Monday, March 3, 2008
Decay in Donora and beyond
While walking around Donora today, through its seemingly endless blight, I came upon yellow tape strung around a sidewalk and a small pile of bricks that had fallen from a building.
The mess was beside a once-busy Ackerman’s newsstand where I used to buy penny candy as a kid in the 1960s when the Pennsylvania borough still held onto a few hundred steel jobs.
In recent weeks, water seeped through the roof only to freeze and then thaw in today’s warm weather, stretching the wall enough to peel off yellow bricks below the roof line and send them to the street.
A few blocks away sits a closed hardware store with a storefront window showing a dead sparrow that has been turning into a skeleton before my eyes over the past four years. Two years ago, the brick façade on that abandoned building fell onto the street, burying a car parked along McKean Avenue, the main drag through the borough. This is the legacy of the steel industry that all but walked away from the Ohio River Valley in Southwestern Pennsylvania between 1960 and the mid 1980s.
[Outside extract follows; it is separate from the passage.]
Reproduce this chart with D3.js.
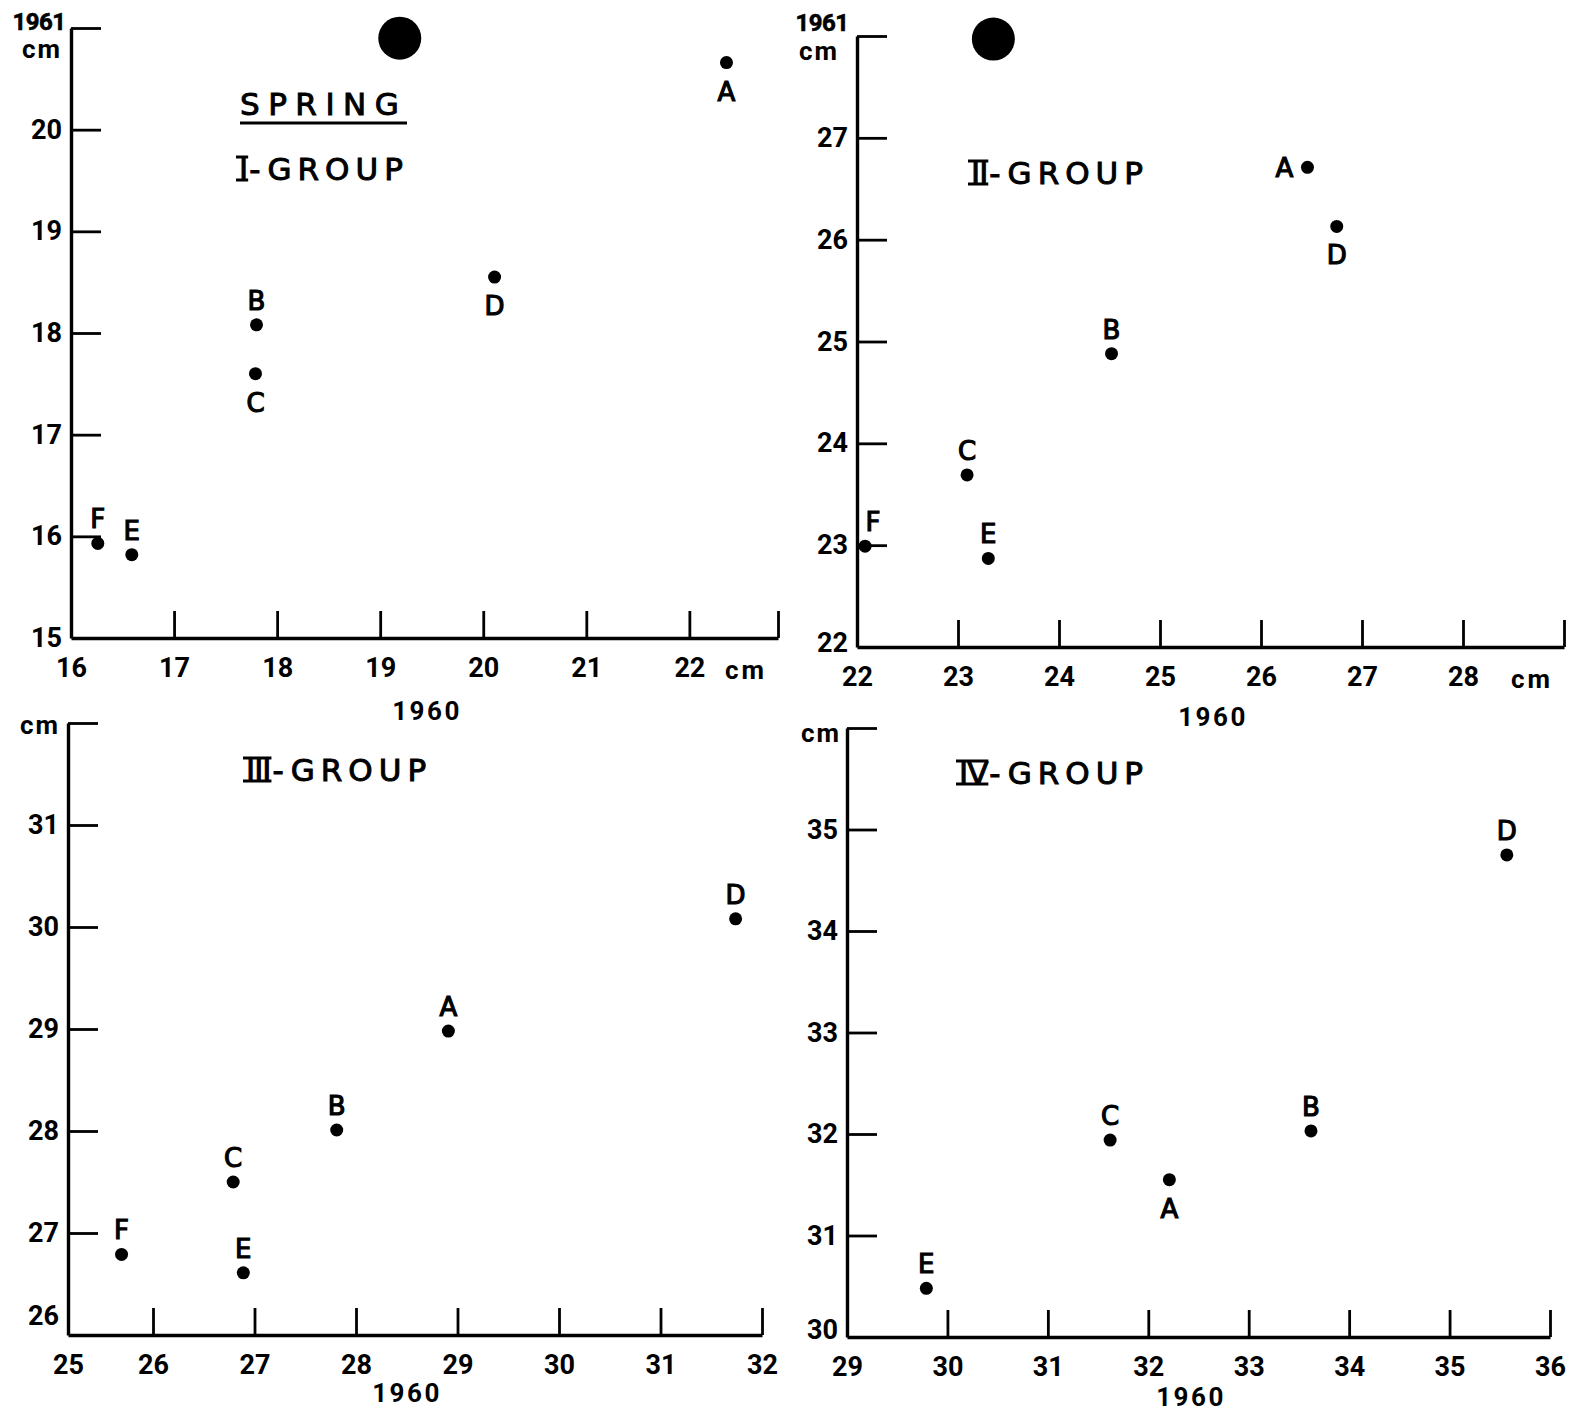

Later I opened my e-mail, only to find a letter from a stranger, Sean Posey, a journalism student at the Academy of Art University in San Francisco. He wanted me to take a look at a slideshow he put together of Youngstown, Ohio, a former steel town where he grew up about an hour’s drive west of Pittsburgh.
It’s one more reminder of the vastness of America’s Rust Belt that inspires photographers to capture the severe problems our nation faces in its faded industrial heartland.